The present invention provides a free standing mast comprising at least two telescoping tubular members of different cross sectional configuration and including a winch for extending and retracting the telescoping member from a point near the ground. Guide members are connected with the tubes to prevent relative rotation between the tubes.
In one embodiment an elongated base tube, circular in transverse section, is vertically supported by its depending end being embedded in the surface of the earth. An intermediate tube, square in transverse section, is telescopically received by the base tube. A base cap plate on the upper end of the base prevents rotation of the intermediate tube relative to the base tube. A winch, connected with the base tube, has its cable entrained over a pulley mounted on the base cap plate and connected with the depending end of the intermediate tube. An upper tube, circular in transverse section, is telescopically received by the intermediate tube. A plurality of guides, secured to the respective tubes, prevents angular rotation of the tubes with respect to each other. A flexible strand, connected at one end with the depending end portion of the base tube, is entrained over a top pulley mounted on the upper end of the intermediate tube and connected with the depending end of the upper tube. Operation of the winch raises and lowers the intermediate tube while simultaneously the flexible strand raises and lowers the upper tube with respect to the intermediate tube.
In another embodiment, the depending end portion of the base tube is pivotally connected with a standard vertically supported by the earth. A second winch, mounted on the standard, has its line connected with the base tube above the standard for raising and lowering the telescoping mast in a lateral tilting action toward and away from the surface of the earth.
The principal object of this invention is to provide a television antenna supporting telescoping tower which may be raised and lowered toward and away from the surface of the earth by the owner thereof.
FIG. 1 is a fragmentary elevational view, partially in section, of the tower in telescopically extended position;
FIG. 2 is a vertical cross sectional view, to a larger scale, partially in elevation, illustrating the intermediate tube rotated 45° about its vertical axis with respect to its position illustrated by FIG. 1;
FIGS. 3, 4, 5 and 6 are horizontal sectional views, partially in elevation, taken substantially along the lines 3--3, 4--4, 5--5 and 6--6, respectively, of FIG. 2;
FIGS. 7 and 8 are horizontal sectional views, partially in elevation, respectively, illustrating alternative embodiments of FIGS. 3 and 5;
FIG. 9 is an elevational view, partially in section, illustrating, by dotted lines, the entire mast when lowered to a position adjacent the surface of the earth; and,
FIG. 10 is a horizontal sectional view, partially in elevation, taken substantially along the line 10--10 of FIG. 9.

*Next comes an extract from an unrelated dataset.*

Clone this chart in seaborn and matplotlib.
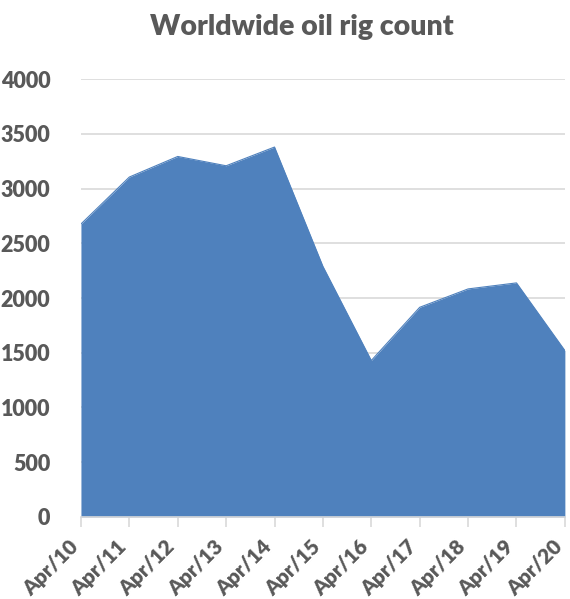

Like characters of reference designate like parts in those figures of the drawings in which they occur.
In the drawings:
Referring more particularly to FIGS. 1 through 6, the reference numeral 10 indicates the tower, as a whole, which is elongated step diameter pole-like when in telescopically extended position. The tower 10 comprises a base section or tube 12, an intermediate tube 14 and a top tube 16. The base tube 12 comprises an elongated tube of selected length, for example 20 feet (6.096 meters), circular in transverse section, having its depending end portion 18 embedded in a section of concrete 20, disposed below the surface of the earth, indicated by the line 22. The intermediate tube 14 is similarly elongated, preferably square in transverse section, having a length substantially equal to the length of the base section 12 and is centrally disposed therein.
A base cap plate 24, diametrically equal with respect to the diameter of the base 12, overlies the upper end of the base and is provided with a central square aperture 26 dimensioned for vertically slidably receiving the intermediate tube 14 to prevent angular rotation thereof with respect to the base 12. A bottom plate 28, having a central square aperture 30, snugly surrounding the wall of the intermediate tube adjacent its depending end, is transversely secured thereto. The bottom plate 28 is provided with a circular periphery dimensioned to be slidably received by the inner wall surface 31 of the base tube to act as a stabilizer in maintaining the longitudinal axis of the intermediate tube concentric with the base tube during telescoping movement of the intermediate tube, as presently explained.
A winch 32, having an operating handle 34 and suitable locking means, not shown, is rigidly secured to the periphery of the base tube 12 at a selected location spaced above the surface of the earth. The winch cable 36 is entrained over a base pulley 38 journalled by a base bracket 40 mounted on the base cap 24 adjacent one of the flat surfaces formed by the square configuration of the intermediate tube 14 and is entrained at its other end portion downwardly in the annulus between the base 12 and depending end portion of the intermediate tube 14 through suitable vertical aligned apertures formed in the base cap 24 and bottom plate 28 with the depending end portion of the cable secured to the depending end of the intermediate tube 14. A winch cable guide 42, secured to the outer surface of the base 12 between the winch 32 and pulley 38, maintains the winch line 36 in spaced relation with respect to the outer wall of the base.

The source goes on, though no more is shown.